Latency, bandwidth, and throughput sound similar. They’re not. Mixing them up is the root cause of half the “why is my app slow” debates.
Definitions
- Latency — how long it takes for one packet to travel from A to B. Measured in milliseconds.
- Bandwidth — the theoretical maximum capacity of the link. Measured in bits per second.
- Throughput — the actual rate of data we observe end to end. Always ≤ bandwidth.
The Highway Analogy
Imagine a highway between two cities.
- Bandwidth = the number of lanes. More lanes = more cars can travel in parallel.
- Latency = how long it takes one car to drive from city A to city B. Fixed by speed and distance.
- Throughput = how many cars actually arrive per minute. Depends on lanes, speed limit, traffic jams, accidents.
A 16-lane highway (high bandwidth) with a 5-hour drive (high latency) still delivers a lot of cars per hour because the lanes are wide. But if all the lanes are jammed, throughput drops to a trickle.
Why Low Bandwidth + Low Latency ≠ High Throughput
Throughput is bounded by both plus the protocol overhead. TCP, for example, requires acknowledgments. The sender can only send a “window” of unacknowledged data, then must wait for an ACK before sending more.
That window divided by the round-trip time gives us the maximum effective throughput, no matter how big the pipe is.
Throughput ~= Window Size / RTT
If we have 1 Gbps of bandwidth but 200 ms RTT and a 64 KB window, throughput is capped around:
64 KB / 0.2 s = 320 KB/s ~= 2.5 Mbps
Even though the link can do 1000 Mbps. This is the long fat pipe problem.
Bandwidth-Delay Product (BDP)
BDP = bandwidth × RTT. It tells us how much data is “in flight” at any moment.

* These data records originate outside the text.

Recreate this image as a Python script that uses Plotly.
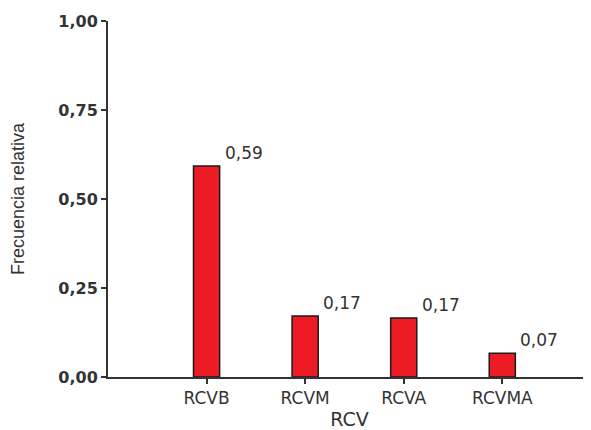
import plotly.graph_objects as go

categories = ["RCVB", "RCVM", "RCVA", "RCVMA"]
values = [0.593, 0.171, 0.166, 0.067]
labels = ["0,59", "0,17", "0,17", "0,07"]
y_ticks = [0, 0.25, 0.5, 0.75, 1.0]

fig = go.Figure()
fig.add_trace(go.Bar(
    x=categories, y=values, width=0.265,
    marker=dict(color="#ed1c24", line=dict(color="#1a1a1a", width=1.5)),
    hoverinfo="skip",
))
for c, v, t in zip(categories, values, labels):
    fig.add_annotation(x=c, y=v, text=t, showarrow=False, xanchor="left", yanchor="bottom",
                       xshift=16, yshift=1, font=dict(family="DejaVu Sans", size=17, color="#333"))

fig.update_layout(
    width=583, height=422, separators=",.",
    margin=dict(l=100, r=0, t=13, b=53),
    plot_bgcolor="white", paper_bgcolor="white", showlegend=False,
    font=dict(family="DejaVu Sans", color="#333"),
    xaxis=dict(range=[-1, 3.9], showline=True, linecolor="#333", linewidth=2,
               ticks="outside", ticklen=5, tickwidth=1.5, tickcolor="#333",
               tickfont=dict(size=17), showgrid=False, automargin=False,
               title=dict(text="RCV", font=dict(size=19), standoff=6)),
    yaxis=dict(range=[0, 1.0], tickvals=y_ticks, tickformat=".2f", showline=True,
               linecolor="#333", linewidth=2, ticks="outside", ticklen=5, tickwidth=1.5,
               tickcolor="#333", tickfont=dict(size=16, family="DejaVu Sans", weight="bold"),
               showgrid=False, zeroline=False, automargin=False,
               title=dict(text="Frecuencia relativa", font=dict(size=18, family="Liberation Sans"), standoff=29)),
)
fig.write_html("out.html")
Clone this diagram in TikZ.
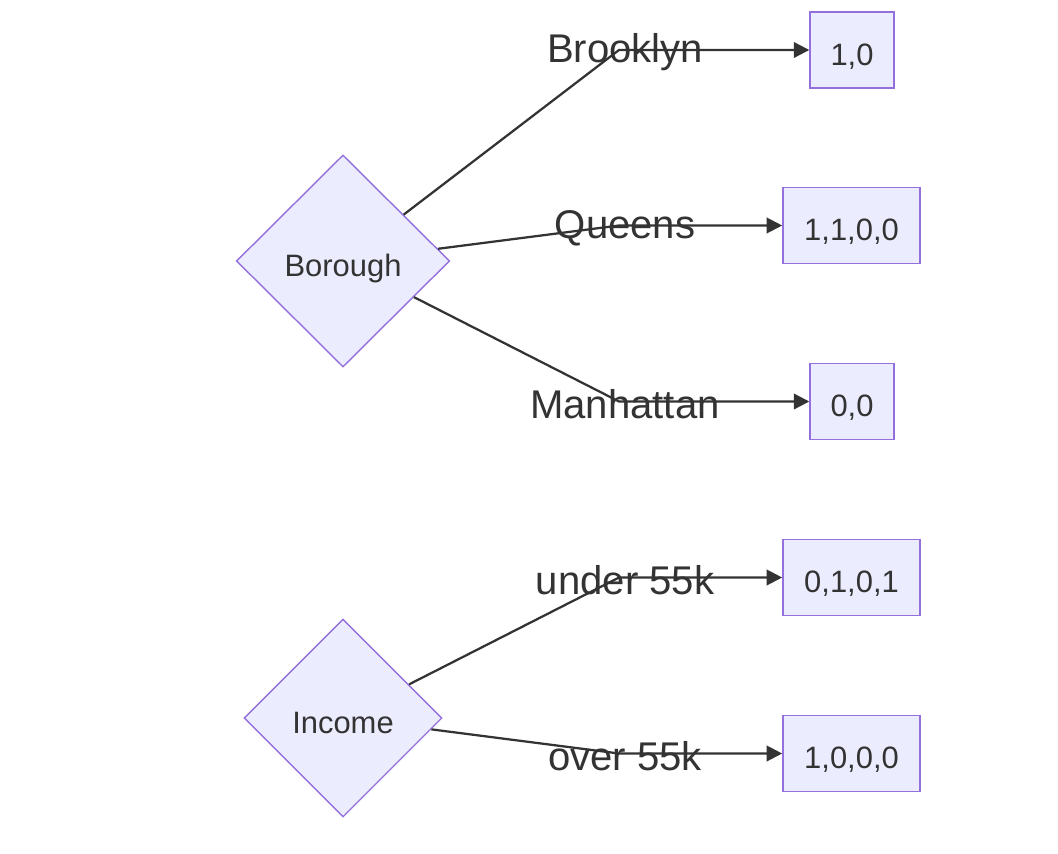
\documentclass[tikz,border=0pt]{standalone}
\usepackage{fontspec}
\setmainfont{Liberation Sans}
\usepackage{tikz}
\usetikzlibrary{arrows.meta,shapes.geometric}
\definecolor{mmdFill}{HTML}{ECECFF}
\definecolor{mmdEdge}{HTML}{9370DB}
\definecolor{mmdInk}{HTML}{333333}
\tikzset{
  choice/.style={diamond,draw=mmdEdge,fill=mmdFill,line width=1pt,aspect=1,
    inner sep=0pt,text=mmdInk,text height=22pt,text depth=0pt,
    font=\fontsize{22}{26}\selectfont},
  codebox/.style={rectangle,draw=mmdEdge,fill=mmdFill,line width=1pt,
    minimum width=2.1cm,minimum height=1.9cm,text=mmdInk,text height=22pt,text depth=0pt,
    font=\fontsize{22}{26}\selectfont},
  codewide/.style={codebox,minimum width=3.43cm},
  edgelabel/.style={text=mmdInk,inner sep=0pt,font=\fontsize{28.5}{33}\selectfont},
  link/.style={draw=mmdInk,line width=1.6pt},
  arrow/.style={link,-{Triangle[length=11pt,width=11pt]}}
}
\begin{document}
\begin{tikzpicture}[x=0.025cm,y=-0.025cm]
  \useasboundingbox (0,0) rectangle (1058,854);
  % decision nodes
  \node[choice, minimum width=5.33cm, minimum height=5.3cm] (boro) at (343,261) {Borough};
  \node[choice, minimum width=4.95cm, minimum height=4.95cm] (inc) at (343,718) {Income};
  % encodings
  \node[codebox] (c1) at (852,50) {1,0};
  \node[codewide] (c2) at (851.5,225.5) {1,1,0,0};
  \node[codebox] (c3) at (852,401.5) {0,0};
  \node[codewide] (c4) at (851.5,577.5) {0,1,0,1};
  \node[codewide] (c5) at (851.5,753.5) {1,0,0,0};
  % labels
  \node[edgelabel] (l1) at (625,52) {Brooklyn};
  \node[edgelabel] (l2) at (625,228) {Queens};
  \node[edgelabel] (l3) at (625,404) {Manhattan};
  \node[edgelabel] (l4) at (625,580) {under 55k};
  \node[edgelabel] (l5) at (625,756) {over 55k};
  \coordinate (k1) at (619,50);
  \coordinate (k2) at (619,225.5);
  \coordinate (k3) at (619,401.5);
  \coordinate (k4) at (619,577.5);
  \coordinate (k5) at (619,753.5);
  \draw[arrow] (boro) -- (k1) -- (c1);
  \draw[arrow] (boro) -- (k2) -- (c2);
  \draw[arrow] (boro) -- (k3) -- (c3);
  \draw[arrow] (inc) -- (k4) -- (c4);
  \draw[arrow] (inc) -- (k5) -- (c5);
\end{tikzpicture}
\end{document}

BDP = 1 Gbps * 100 ms = 1e9 bits/s * 0.1 s = 1e8 bits = 12.5 MB
If our TCP window is smaller than BDP, we can’t fill the pipe. Modern TCP uses window scaling (RFC 7323) to grow the window beyond the original 64 KB cap.
RTT — Round-Trip Time
The time for a packet to go to a host and come back. Measured by ping.
# Measure RTT to a server
ping -c 5 google.com
# Continuous monitoring with jitter
mtr google.com
Typical RTTs:
- Same datacenter: < 1 ms
- Same city: 5-10 ms
- Cross-country (US): 50-80 ms
- Cross-continent: 100-200 ms
- Satellite (GEO): 600+ ms
Why Latency Matters Even When Bandwidth Is Huge
Loading a page often means dozens of small HTTP requests in serial — DNS, TLS handshake, fetch HTML, fetch CSS, fetch JS, etc. Each one pays the RTT cost.
A 100 ms RTT × 10 sequential requests = 1 second of pure waiting, regardless of bandwidth. That’s why CDNs (low latency) often matter more than upgrading the connection (high bandwidth).
This is also why HTTP/2 multiplexing and HTTP/3 (over QUIC) save time — they parallelize the round trips.
Latency Hierarchy (Approximate)
L1 cache 0.5 ns
L2 cache 5 ns
RAM 100 ns
SSD read 150 us
HDD seek 10 ms
Network LAN 0.5 ms
Network WAN 50-150 ms
Mobile (4G/5G) 30-50 ms
Notice the 5-7 orders of magnitude between RAM and a typical WAN round trip. That’s why caching matters so much.
Measuring Throughput
# iperf3 - the standard tool for measuring real throughput
# On the server
iperf3 -s
# On the client
iperf3 -c server.example.com -t 30
iperf3 reports actual achievable throughput. Compare with the link’s advertised bandwidth — the gap is overhead, congestion, and protocol limits.
Interview Tip
If asked “would you rather have 10x bandwidth or 1/10 latency?” — for most user-facing workloads (web pages, APIs, gaming), lower latency wins. Bandwidth helps with bulk transfers (video streaming, backups). Always tie the answer to the workload.